__Request__: Omit the pictures and return every entry exactly as written.

╔══

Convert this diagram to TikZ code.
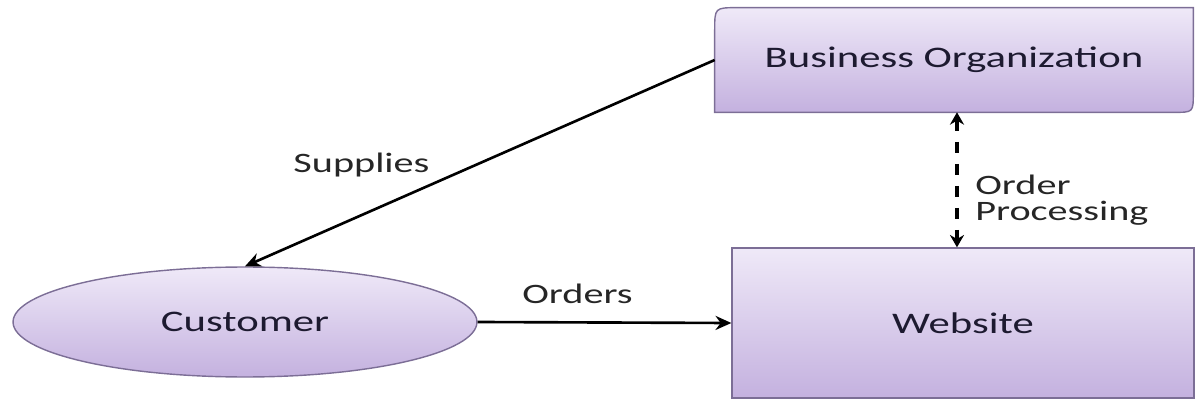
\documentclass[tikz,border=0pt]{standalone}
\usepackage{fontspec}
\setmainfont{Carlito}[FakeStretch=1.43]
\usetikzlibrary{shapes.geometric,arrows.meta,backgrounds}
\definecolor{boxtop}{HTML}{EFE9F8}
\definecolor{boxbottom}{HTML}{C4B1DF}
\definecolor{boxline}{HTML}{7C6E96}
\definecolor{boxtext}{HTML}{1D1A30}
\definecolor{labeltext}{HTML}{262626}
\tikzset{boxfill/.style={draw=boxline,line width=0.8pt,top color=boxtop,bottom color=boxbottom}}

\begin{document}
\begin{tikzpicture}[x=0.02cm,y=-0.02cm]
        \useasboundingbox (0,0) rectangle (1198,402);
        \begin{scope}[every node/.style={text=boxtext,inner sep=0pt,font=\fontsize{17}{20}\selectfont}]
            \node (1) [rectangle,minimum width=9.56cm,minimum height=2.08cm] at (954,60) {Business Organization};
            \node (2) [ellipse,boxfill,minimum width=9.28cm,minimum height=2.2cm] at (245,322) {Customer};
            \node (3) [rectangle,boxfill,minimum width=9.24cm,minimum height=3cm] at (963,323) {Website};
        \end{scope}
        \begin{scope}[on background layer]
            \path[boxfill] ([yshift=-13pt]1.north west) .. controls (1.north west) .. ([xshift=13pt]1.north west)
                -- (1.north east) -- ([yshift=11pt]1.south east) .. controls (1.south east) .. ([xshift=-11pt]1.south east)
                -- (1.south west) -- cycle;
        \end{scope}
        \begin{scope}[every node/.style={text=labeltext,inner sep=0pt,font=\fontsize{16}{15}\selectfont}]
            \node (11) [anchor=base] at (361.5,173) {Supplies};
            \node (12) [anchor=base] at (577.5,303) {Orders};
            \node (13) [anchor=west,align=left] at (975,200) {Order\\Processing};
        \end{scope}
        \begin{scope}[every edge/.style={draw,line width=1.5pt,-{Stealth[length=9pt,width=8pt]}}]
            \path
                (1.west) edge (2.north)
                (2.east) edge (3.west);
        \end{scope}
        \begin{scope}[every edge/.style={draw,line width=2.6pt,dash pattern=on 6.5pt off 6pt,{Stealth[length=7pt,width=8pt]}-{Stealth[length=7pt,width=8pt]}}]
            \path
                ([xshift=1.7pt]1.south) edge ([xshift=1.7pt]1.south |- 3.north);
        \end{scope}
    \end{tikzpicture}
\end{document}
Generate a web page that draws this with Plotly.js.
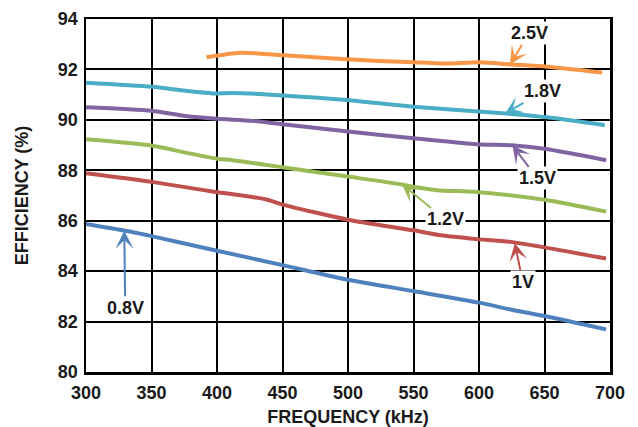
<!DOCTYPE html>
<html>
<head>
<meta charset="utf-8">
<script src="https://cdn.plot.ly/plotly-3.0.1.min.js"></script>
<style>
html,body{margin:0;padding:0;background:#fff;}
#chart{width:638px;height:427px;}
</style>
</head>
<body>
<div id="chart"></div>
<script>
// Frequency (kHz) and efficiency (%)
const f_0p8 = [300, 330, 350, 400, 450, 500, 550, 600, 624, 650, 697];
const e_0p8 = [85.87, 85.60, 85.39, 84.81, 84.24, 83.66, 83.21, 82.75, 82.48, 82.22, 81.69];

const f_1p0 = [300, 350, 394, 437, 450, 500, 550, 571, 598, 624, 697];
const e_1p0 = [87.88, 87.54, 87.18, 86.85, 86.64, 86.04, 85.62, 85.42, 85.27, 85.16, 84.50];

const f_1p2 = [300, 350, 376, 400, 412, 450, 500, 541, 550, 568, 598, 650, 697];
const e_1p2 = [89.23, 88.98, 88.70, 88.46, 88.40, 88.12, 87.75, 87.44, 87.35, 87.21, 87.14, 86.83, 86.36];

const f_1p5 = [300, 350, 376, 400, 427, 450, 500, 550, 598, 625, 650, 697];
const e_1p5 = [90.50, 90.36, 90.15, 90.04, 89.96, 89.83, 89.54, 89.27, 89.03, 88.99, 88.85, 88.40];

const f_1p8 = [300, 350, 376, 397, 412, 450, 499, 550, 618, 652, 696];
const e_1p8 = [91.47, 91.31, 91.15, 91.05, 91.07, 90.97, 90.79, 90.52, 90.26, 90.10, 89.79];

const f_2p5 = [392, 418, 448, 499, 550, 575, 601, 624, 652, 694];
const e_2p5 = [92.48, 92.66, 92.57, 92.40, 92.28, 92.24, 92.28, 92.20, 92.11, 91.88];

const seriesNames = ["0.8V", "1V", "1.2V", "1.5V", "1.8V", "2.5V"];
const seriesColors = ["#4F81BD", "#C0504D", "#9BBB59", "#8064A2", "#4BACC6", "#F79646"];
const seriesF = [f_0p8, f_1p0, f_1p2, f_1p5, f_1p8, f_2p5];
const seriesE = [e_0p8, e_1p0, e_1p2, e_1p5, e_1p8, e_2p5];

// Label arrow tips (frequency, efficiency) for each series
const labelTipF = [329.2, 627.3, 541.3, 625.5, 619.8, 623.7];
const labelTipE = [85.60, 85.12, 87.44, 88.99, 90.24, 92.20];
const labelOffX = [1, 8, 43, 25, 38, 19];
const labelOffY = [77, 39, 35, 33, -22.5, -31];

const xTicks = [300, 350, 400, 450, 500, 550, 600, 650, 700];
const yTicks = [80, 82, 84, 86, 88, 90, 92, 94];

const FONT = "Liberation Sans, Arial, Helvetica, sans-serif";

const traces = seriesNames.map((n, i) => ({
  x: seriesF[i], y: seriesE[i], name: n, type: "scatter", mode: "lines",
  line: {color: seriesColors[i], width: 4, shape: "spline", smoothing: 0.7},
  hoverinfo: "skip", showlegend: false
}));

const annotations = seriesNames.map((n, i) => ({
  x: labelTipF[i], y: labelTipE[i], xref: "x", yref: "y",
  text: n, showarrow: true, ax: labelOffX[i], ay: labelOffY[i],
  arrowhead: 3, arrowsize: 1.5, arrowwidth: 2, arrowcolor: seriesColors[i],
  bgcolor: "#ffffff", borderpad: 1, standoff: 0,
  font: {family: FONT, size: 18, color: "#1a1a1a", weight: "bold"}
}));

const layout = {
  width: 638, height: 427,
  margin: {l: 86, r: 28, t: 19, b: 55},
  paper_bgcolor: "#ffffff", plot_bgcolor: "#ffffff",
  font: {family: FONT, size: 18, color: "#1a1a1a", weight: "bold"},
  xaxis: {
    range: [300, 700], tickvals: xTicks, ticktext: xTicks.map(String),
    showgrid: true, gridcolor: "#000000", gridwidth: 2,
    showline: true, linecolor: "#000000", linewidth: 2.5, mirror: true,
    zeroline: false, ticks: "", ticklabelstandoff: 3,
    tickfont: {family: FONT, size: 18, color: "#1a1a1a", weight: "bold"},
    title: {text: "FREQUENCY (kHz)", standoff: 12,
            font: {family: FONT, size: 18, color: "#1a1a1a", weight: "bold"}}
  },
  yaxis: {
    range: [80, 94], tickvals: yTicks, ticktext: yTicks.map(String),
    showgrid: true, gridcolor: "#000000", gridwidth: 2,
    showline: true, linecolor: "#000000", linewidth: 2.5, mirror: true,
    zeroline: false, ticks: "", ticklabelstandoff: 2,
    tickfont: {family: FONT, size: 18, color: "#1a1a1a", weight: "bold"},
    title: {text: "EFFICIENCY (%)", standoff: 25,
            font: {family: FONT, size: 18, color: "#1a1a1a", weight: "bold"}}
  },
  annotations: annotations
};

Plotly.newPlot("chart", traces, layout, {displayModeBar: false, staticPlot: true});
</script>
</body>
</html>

╚══

__Problem solution__:
Convert this diagram to TikZ code.
\documentclass[tikz,border=0pt]{standalone}
\usepackage{fontspec}
\setmainfont{Carlito}[FakeStretch=1.43]
\usetikzlibrary{shapes.geometric,arrows.meta,backgrounds}
\definecolor{boxtop}{HTML}{EFE9F8}
\definecolor{boxbottom}{HTML}{C4B1DF}
\definecolor{boxline}{HTML}{7C6E96}
\definecolor{boxtext}{HTML}{1D1A30}
\definecolor{labeltext}{HTML}{262626}
\tikzset{boxfill/.style={draw=boxline,line width=0.8pt,top color=boxtop,bottom color=boxbottom}}

\begin{document}
\begin{tikzpicture}[x=0.02cm,y=-0.02cm]
        \useasboundingbox (0,0) rectangle (1198,402);
        \begin{scope}[every node/.style={text=boxtext,inner sep=0pt,font=\fontsize{17}{20}\selectfont}]
            \node (1) [rectangle,minimum width=9.56cm,minimum height=2.08cm] at (954,60) {Business Organization};
            \node (2) [ellipse,boxfill,minimum width=9.28cm,minimum height=2.2cm] at (245,322) {Customer};
            \node (3) [rectangle,boxfill,minimum width=9.24cm,minimum height=3cm] at (963,323) {Website};
        \end{scope}
        \begin{scope}[on background layer]
            \path[boxfill] ([yshift=-13pt]1.north west) .. controls (1.north west) .. ([xshift=13pt]1.north west)
                -- (1.north east) -- ([yshift=11pt]1.south east) .. controls (1.south east) .. ([xshift=-11pt]1.south east)
                -- (1.south west) -- cycle;
        \end{scope}
        \begin{scope}[every node/.style={text=labeltext,inner sep=0pt,font=\fontsize{16}{15}\selectfont}]
            \node (11) [anchor=base] at (361.5,173) {Supplies};
            \node (12) [anchor=base] at (577.5,303) {Orders};
            \node (13) [anchor=west,align=left] at (975,200) {Order\\Processing};
        \end{scope}
        \begin{scope}[every edge/.style={draw,line width=1.5pt,-{Stealth[length=9pt,width=8pt]}}]
            \path
                (1.west) edge (2.north)
                (2.east) edge (3.west);
        \end{scope}
        \begin{scope}[every edge/.style={draw,line width=2.6pt,dash pattern=on 6.5pt off 6pt,{Stealth[length=7pt,width=8pt]}-{Stealth[length=7pt,width=8pt]}}]
            \path
                ([xshift=1.7pt]1.south) edge ([xshift=1.7pt]1.south |- 3.north);
        \end{scope}
    \end{tikzpicture}
\end{document}
Generate a web page that draws this with Plotly.js.
<!DOCTYPE html>
<html>
<head>
<meta charset="utf-8">
<script src="https://cdn.plot.ly/plotly-3.0.1.min.js"></script>
<style>
html,body{margin:0;padding:0;background:#fff;}
#chart{width:638px;height:427px;}
</style>
</head>
<body>
<div id="chart"></div>
<script>
// Frequency (kHz) and efficiency (%)
const f_0p8 = [300, 330, 350, 400, 450, 500, 550, 600, 624, 650, 697];
const e_0p8 = [85.87, 85.60, 85.39, 84.81, 84.24, 83.66, 83.21, 82.75, 82.48, 82.22, 81.69];

const f_1p0 = [300, 350, 394, 437, 450, 500, 550, 571, 598, 624, 697];
const e_1p0 = [87.88, 87.54, 87.18, 86.85, 86.64, 86.04, 85.62, 85.42, 85.27, 85.16, 84.50];

const f_1p2 = [300, 350, 376, 400, 412, 450, 500, 541, 550, 568, 598, 650, 697];
const e_1p2 = [89.23, 88.98, 88.70, 88.46, 88.40, 88.12, 87.75, 87.44, 87.35, 87.21, 87.14, 86.83, 86.36];

const f_1p5 = [300, 350, 376, 400, 427, 450, 500, 550, 598, 625, 650, 697];
const e_1p5 = [90.50, 90.36, 90.15, 90.04, 89.96, 89.83, 89.54, 89.27, 89.03, 88.99, 88.85, 88.40];

const f_1p8 = [300, 350, 376, 397, 412, 450, 499, 550, 618, 652, 696];
const e_1p8 = [91.47, 91.31, 91.15, 91.05, 91.07, 90.97, 90.79, 90.52, 90.26, 90.10, 89.79];

const f_2p5 = [392, 418, 448, 499, 550, 575, 601, 624, 652, 694];
const e_2p5 = [92.48, 92.66, 92.57, 92.40, 92.28, 92.24, 92.28, 92.20, 92.11, 91.88];

const seriesNames = ["0.8V", "1V", "1.2V", "1.5V", "1.8V", "2.5V"];
const seriesColors = ["#4F81BD", "#C0504D", "#9BBB59", "#8064A2", "#4BACC6", "#F79646"];
const seriesF = [f_0p8, f_1p0, f_1p2, f_1p5, f_1p8, f_2p5];
const seriesE = [e_0p8, e_1p0, e_1p2, e_1p5, e_1p8, e_2p5];

// Label arrow tips (frequency, efficiency) for each series
const labelTipF = [329.2, 627.3, 541.3, 625.5, 619.8, 623.7];
const labelTipE = [85.60, 85.12, 87.44, 88.99, 90.24, 92.20];
const labelOffX = [1, 8, 43, 25, 38, 19];
const labelOffY = [77, 39, 35, 33, -22.5, -31];

const xTicks = [300, 350, 400, 450, 500, 550, 600, 650, 700];
const yTicks = [80, 82, 84, 86, 88, 90, 92, 94];

const FONT = "Liberation Sans, Arial, Helvetica, sans-serif";

const traces = seriesNames.map((n, i) => ({
  x: seriesF[i], y: seriesE[i], name: n, type: "scatter", mode: "lines",
  line: {color: seriesColors[i], width: 4, shape: "spline", smoothing: 0.7},
  hoverinfo: "skip", showlegend: false
}));

const annotations = seriesNames.map((n, i) => ({
  x: labelTipF[i], y: labelTipE[i], xref: "x", yref: "y",
  text: n, showarrow: true, ax: labelOffX[i], ay: labelOffY[i],
  arrowhead: 3, arrowsize: 1.5, arrowwidth: 2, arrowcolor: seriesColors[i],
  bgcolor: "#ffffff", borderpad: 1, standoff: 0,
  font: {family: FONT, size: 18, color: "#1a1a1a", weight: "bold"}
}));

const layout = {
  width: 638, height: 427,
  margin: {l: 86, r: 28, t: 19, b: 55},
  paper_bgcolor: "#ffffff", plot_bgcolor: "#ffffff",
  font: {family: FONT, size: 18, color: "#1a1a1a", weight: "bold"},
  xaxis: {
    range: [300, 700], tickvals: xTicks, ticktext: xTicks.map(String),
    showgrid: true, gridcolor: "#000000", gridwidth: 2,
    showline: true, linecolor: "#000000", linewidth: 2.5, mirror: true,
    zeroline: false, ticks: "", ticklabelstandoff: 3,
    tickfont: {family: FONT, size: 18, color: "#1a1a1a", weight: "bold"},
    title: {text: "FREQUENCY (kHz)", standoff: 12,
            font: {family: FONT, size: 18, color: "#1a1a1a", weight: "bold"}}
  },
  yaxis: {
    range: [80, 94], tickvals: yTicks, ticktext: yTicks.map(String),
    showgrid: true, gridcolor: "#000000", gridwidth: 2,
    showline: true, linecolor: "#000000", linewidth: 2.5, mirror: true,
    zeroline: false, ticks: "", ticklabelstandoff: 2,
    tickfont: {family: FONT, size: 18, color: "#1a1a1a", weight: "bold"},
    title: {text: "EFFICIENCY (%)", standoff: 25,
            font: {family: FONT, size: 18, color: "#1a1a1a", weight: "bold"}}
  },
  annotations: annotations
};

Plotly.newPlot("chart", traces, layout, {displayModeBar: false, staticPlot: true});
</script>
</body>
</html>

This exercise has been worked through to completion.